> Task requirements
Without the pictures, print the lines running from the beginning of the material to the line containing "from matplotlib.ticker import", both ends included.

> Data
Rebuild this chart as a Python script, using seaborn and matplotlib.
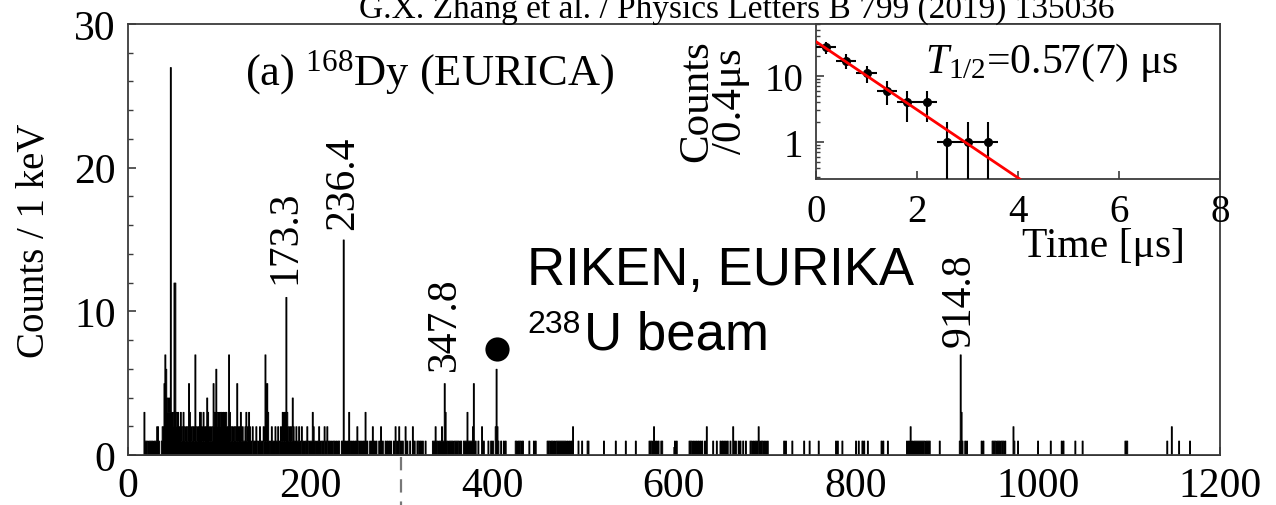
import numpy as np
import pandas as pd
import matplotlib
matplotlib.use("Agg")
import matplotlib.pyplot as plt
import seaborn as sns
from matplotlib.ticker import MultipleLocator, FixedLocator, LogLocator, NullFormatter

# ---------------- data ----------------
dense_start_kev = 15
dense_counts = [
    0, 0, 3, 1, 1, 1, 0, 1, 1, 1,      # 15-24
    1, 1, 0, 1, 1, 1, 2, 2, 1, 0,      # 25-34
    0, 1, 2, 2, 5, 7, 6, 4, 3, 4,      # 35-44
    3, 27, 3, 2, 3, 12, 12, 3, 2, 3,   # 45-54
    2, 2, 3, 1, 2, 3, 2, 1, 2, 2,      # 55-64
    1, 5, 3, 2, 1, 2, 2, 1, 7, 2,      # 65-74
    1, 2, 2, 3, 3, 2, 1, 3, 1, 2,      # 75-84
    2, 4, 3, 2, 1, 2, 1, 2, 5, 3,      # 85-94
    2, 6, 3, 2, 3, 2, 3, 3, 2, 3,      # 95-104
    2, 3, 3, 2, 2, 7, 3, 1, 2, 2,      # 105-114
    1, 2, 2, 1, 5, 1, 2, 2, 3, 1,      # 115-124
    2, 1, 1, 2, 3, 1, 2, 3, 2, 1,      # 125-134
    0, 2, 1, 1, 0, 2, 1, 0, 1, 2,      # 135-144
    1, 1, 0, 2, 1, 7, 1, 5, 3, 1,      # 145-154
    0, 1, 2, 1, 1, 0, 2, 1, 1, 2,      # 155-164
    1, 0, 2, 1, 3, 1, 3, 1, 11, 3,     # 165-174
    2, 1, 2, 2, 1, 4, 2, 1, 0, 2,      # 175-184
    1, 1, 2, 1, 0, 2, 1, 1, 0, 1,      # 185-194
    1, 2, 1, 0, 1, 1, 1, 3, 2, 1,      # 195-204
    1, 0, 1, 1, 2, 1, 0, 1, 1, 0,      # 205-214
    2, 1, 1, 2, 0, 1, 1, 0, 1, 0,      # 215-224
    1, 1, 0, 1, 0, 1, 1, 0, 0, 1,      # 225-234
    1, 15, 0, 1, 0, 1, 0, 3, 1, 0,     # 235-244
    1, 0, 1, 0, 1, 0, 2, 1, 0, 1,      # 245-254
    0, 1, 0, 1, 0, 3, 0, 1, 0, 0,      # 255-264
    1, 0, 1, 2, 0, 1, 0, 1, 0, 0,      # 265-274
    1, 0, 2, 0, 1, 0, 0, 1, 0, 1,      # 275-284
    0, 1, 0, 1, 0, 0, 1, 0, 2, 1,      # 285-294
    0, 1, 2, 0, 1, 0, 1, 0, 0, 2,      # 295-304
    0, 1, 0, 0, 1, 0, 0, 2, 0, 1,      # 305-314
    0, 0, 1, 1, 0, 1, 1, 0, 1, 0,      # 315-324
    0, 1, 0, 0, 0, 0, 0, 0, 0, 1,      # 325-334
    1, 1, 2, 1, 1, 0, 1, 1, 1, 2,      # 335-344
    1, 1, 5, 3, 1, 1, 0, 1, 1, 1,      # 345-354
]
sparse_kev = [
    355, 356, 358, 359, 360, 361, 362, 364, 365,
    368, 369, 370, 371, 372, 373, 374, 375, 376, 377, 378, 379, 380, 381,
    384, 388, 389, 390,
    395, 398, 400, 403, 404, 405, 406, 409, 412, 414,
    425, 426, 428, 429, 430, 432, 433, 440, 445, 447,
    460, 461, 462, 464, 465, 466, 468, 470, 471, 472, 473, 474, 475, 476,
    477, 478, 479, 480, 482, 484, 486, 488,
    494, 498, 504, 505, 522, 535, 546, 557,
    572, 573, 574, 576, 577, 578, 580, 582, 585, 586, 600, 602,
    616, 617, 618, 620, 622, 624, 626, 628, 630, 633, 635,
    642, 646, 650, 652, 654, 656, 658, 661, 664, 665, 667, 670, 672, 675, 678,
    683, 684, 686, 688, 689, 690, 692, 693, 695, 696, 698, 700, 702,
    720, 722, 729, 742, 748, 758,
    777, 779, 784, 799, 802, 806, 808, 812, 827, 829, 834,
    855, 857, 859, 861, 863, 864, 865, 866, 867, 868, 869, 870, 871, 872,
    873, 874, 876, 877, 878, 879, 880,
    891, 913, 914, 915, 916, 919, 921,
    937, 939, 949, 950, 951, 952, 954, 955, 956, 957, 959, 960, 961, 963,
    972, 973, 977,
    999, 1013, 1025, 1027, 1040, 1048, 1095, 1096, 1097,
    1141, 1146, 1154, 1166,
]
sparse_counts = [
    1, 1, 1, 1, 1, 1, 1, 1, 1,
    1, 1, 1, 1, 3, 1, 1, 1, 1, 1, 2, 5, 1, 1,
    1, 2, 1, 1,
    1, 1, 1, 2, 6, 2, 1, 1, 1, 1,
    1, 1, 1, 1, 1, 1, 1, 1, 1, 1,
    1, 1, 1, 1, 1, 1, 1, 1, 1, 1, 1, 1, 1, 1,
    1, 1, 1, 1, 1, 1, 1, 2,
    1, 1, 1, 1, 1, 1, 1, 1,
    1, 1, 1, 1, 2, 1, 1, 1, 1, 1, 1, 1,
    1, 1, 1, 1, 1, 1, 1, 1, 1, 1, 2,
    1, 1, 1, 1, 1, 1, 1, 1, 2, 1, 1, 1, 1, 1, 1,
    1, 1, 1, 1, 1, 1, 2, 1, 1, 1, 1, 1, 1,
    1, 1, 1, 1, 1, 1,
    1, 1, 1, 1, 1, 1, 1, 1, 1, 1, 1,
    1, 1, 2, 1, 1, 1, 1, 1, 1, 1, 1, 1, 1, 1,
    1, 1, 1, 1, 1, 1, 1,
    1, 1, 7, 3, 1, 1, 1,
    1, 1, 1, 1, 1, 1, 1, 1, 1, 1, 1, 1, 1, 1,
    2, 1, 1,
    1, 1, 1, 1, 1, 1, 1, 1, 1,
    1, 2, 1, 1,
]

peak_labels = ["173.3", "236.4", "347.8", "914.8"]
peak_label_kev = [172.5, 236.3, 348.0, 914.0]
peak_label_base = [12.0, 15.7, 5.9, 7.6]

marker_kev = [405.5]
marker_counts = [7.4]

x_ticks = [0, 200, 400, 600, 800, 1000, 1200]
y_ticks = [0, 10, 20, 30]

decay_time = [0.2, 0.6, 1.0, 1.4, 1.8, 2.2, 2.6, 3.0, 3.4]
decay_counts = [27, 17, 11, 6, 4, 4, 1, 1, 1]
decay_err_lo = [5.2, 4.1, 3.3, 2.4, 2.0, 2.0, 0.99, 0.99, 0.99]
decay_err_hi = [5.2, 4.1, 3.3, 2.4, 2.0, 2.0, 1.0, 1.0, 1.0]
decay_bin_half = [0.2] * 9
fit_time = [0.0, 4.05]
fit_counts = [33.0, 0.27]
inset_x_ticks = [0, 2, 4, 6, 8]
inset_y_ticks = [1, 10]

# ---------------- style ----------------
sns.set_style("white")
plt.rcParams["font.family"] = ["Liberation Serif", "DejaVu Serif"]
plt.rcParams["text.color"] = "black"
plt.rcParams["axes.labelcolor"] = "black"
plt.rcParams["mathtext.fontset"] = "custom"
plt.rcParams["mathtext.rm"] = "Liberation Serif"
plt.rcParams["mathtext.it"] = "Liberation Serif:italic"
plt.rcParams["mathtext.bf"] = "Liberation Serif:bold"

W, H = 1276, 506
fig = plt.figure(figsize=(W / 100, H / 100), dpi=100)
fig.patch.set_facecolor("white")

def fx(px):
    return px / W

def fy(py):
    return 1 - py / H

spine_col = "#3c3c3c"

# ---------------- main spectrum ----------------
ax = fig.add_axes([fx(128), fy(456), fx(1220 - 128), (456 - 25) / H])
dense_kev = np.arange(dense_start_kev, dense_start_kev + len(dense_counts))
df = pd.DataFrame({
    "energy": np.concatenate([dense_kev, np.array(sparse_kev)]) + 0.5,
    "counts": np.concatenate([np.array(dense_counts), np.array(sparse_counts)]),
})
sns.histplot(data=df, x="energy", weights="counts", binwidth=1, binrange=(0, 1200),
             element="step", fill=True, alpha=1.0, color="black",
             edgecolor="black", linewidth=0.7, ax=ax)

ax.set_xlim(0, 1200)
ax.set_ylim(0, 30)
ax.set_xlabel("")
ax.set_ylabel("")
ax.xaxis.set_major_locator(FixedLocator(x_ticks))
ax.yaxis.set_major_locator(FixedLocator(y_ticks))
ax.yaxis.set_minor_locator(MultipleLocator(2))
ax.tick_params(axis="both", which="both", direction="in", colors=spine_col,
               labelcolor="black", labelsize=30)
ax.tick_params(axis="x", which="major", length=6, width=1.2, pad=8, bottom=True)
ax.tick_params(axis="y", which="major", length=6, width=1.2, pad=9, left=True)
ax.tick_params(axis="y", which="minor", length=3.5, width=1.0, left=True)
for s in ax.spines.values():
    s.set_color(spine_col)
    s.set_linewidth(1.3)

# peak labels
for lab, xk, yb in zip(peak_labels, peak_label_kev, peak_label_base):
    ax.text(xk, yb, lab, rotation=90, ha="center", va="bottom", fontsize=30)

# filled circle
sns.scatterplot(x=marker_kev, y=marker_counts, s=260, color="black",
                edgecolor="black", ax=ax, legend=False, zorder=5)

# dashed mark below axis at 300 keV
ax.plot([300, 300], [-0.005, -0.13], transform=ax.get_xaxis_transform(),
        color="#777777", lw=1.6, ls=(0, (6, 4)), clip_on=False)

ax.text(0.107, 0.861, r"(a) $^{168}$Dy (EURICA)", transform=ax.transAxes,
        fontsize=32, ha="left", va="baseline")

# ---------------- inset ----------------
axi = fig.add_axes([fx(816), fy(180), fx(1220 - 816), (180 - 25) / H])
axi.set_facecolor("white")
axi.set_yscale("log")
axi.errorbar(decay_time, decay_counts, xerr=decay_bin_half,
             yerr=[decay_err_lo, decay_err_hi], fmt="o", color="black",
             ms=5.5, elinewidth=1.5, capsize=0, zorder=3)
sns.lineplot(x=fit_time, y=fit_counts, color="red", linewidth=2.0, ax=axi,
             zorder=4, legend=False)
axi.set_xlim(0, 8)
axi.set_ylim(0.275, 61)
axi.set_xlabel("")
axi.set_ylabel("")
axi.xaxis.set_major_locator(FixedLocator(inset_x_ticks))
axi.yaxis.set_major_locator(FixedLocator(inset_y_ticks))
axi.set_yticklabels(["1", "10"])
axi.yaxis.set_minor_locator(LogLocator(base=10, subs=np.arange(2, 10)))
axi.yaxis.set_minor_formatter(NullFormatter())
axi.tick_params(axis="both", which="both", direction="in", colors=spine_col,
                labelcolor="black", labelsize=28)
axi.tick_params(axis="x", which="major", length=6, width=1.2, pad=10, bottom=True)
axi.tick_params(axis="y", which="major", length=6, width=1.2, pad=9, left=True)
axi.tick_params(axis="y", which="minor", length=3, width=1.0, left=True)
for s in axi.spines.values():
    s.set_color(spine_col)
    s.set_linewidth(1.3)

axi.text(0.27, 0.69, r"$T_{1/2}$=0.57(7) μs", transform=axi.transAxes,
         fontsize=30, ha="left", va="baseline")

# ---------------- figure texts ----------------
fig.text(fx(737), fy(18), "G.X. Zhang et al. / Physics Letters B 799 (2019) 135036",
         fontsize=24, ha="center", va="baseline")
fig.text(fx(35), fy(241), "Counts / 1 keV", rotation=90, fontsize=28,
         ha="center", va="center")
fig.text(fx(714), fy(101), "Counts\n/0.4μs", rotation=90, fontsize=31,
         ha="center", va="center", multialignment="center", linespacing=0.85)
fig.text(fx(1103), fy(247), "Time [μs]", fontsize=30, ha="center", va="center")

sans = ["Liberation Sans", "DejaVu Sans"]
fig.text(fx(527), fy(285), "RIKEN, EURIKA", fontsize=38, family=sans,
         ha="left", va="baseline", color="black")
fig.text(fx(527), fy(333), "238", fontsize=23, family=sans,
         ha="left", va="baseline", color="black")
fig.text(fx(584), fy(350), "U beam", fontsize=38, family=sans,
         ha="left", va="baseline", color="black")

fig.savefig("out.png", dpi=100, facecolor="white")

> The answer
Rebuild this chart as a Python script, using seaborn and matplotlib.
import numpy as np
import pandas as pd
import matplotlib
matplotlib.use("Agg")
import matplotlib.pyplot as plt
import seaborn as sns
from matplotlib.ticker import MultipleLocator, FixedLocator, LogLocator, NullFormatter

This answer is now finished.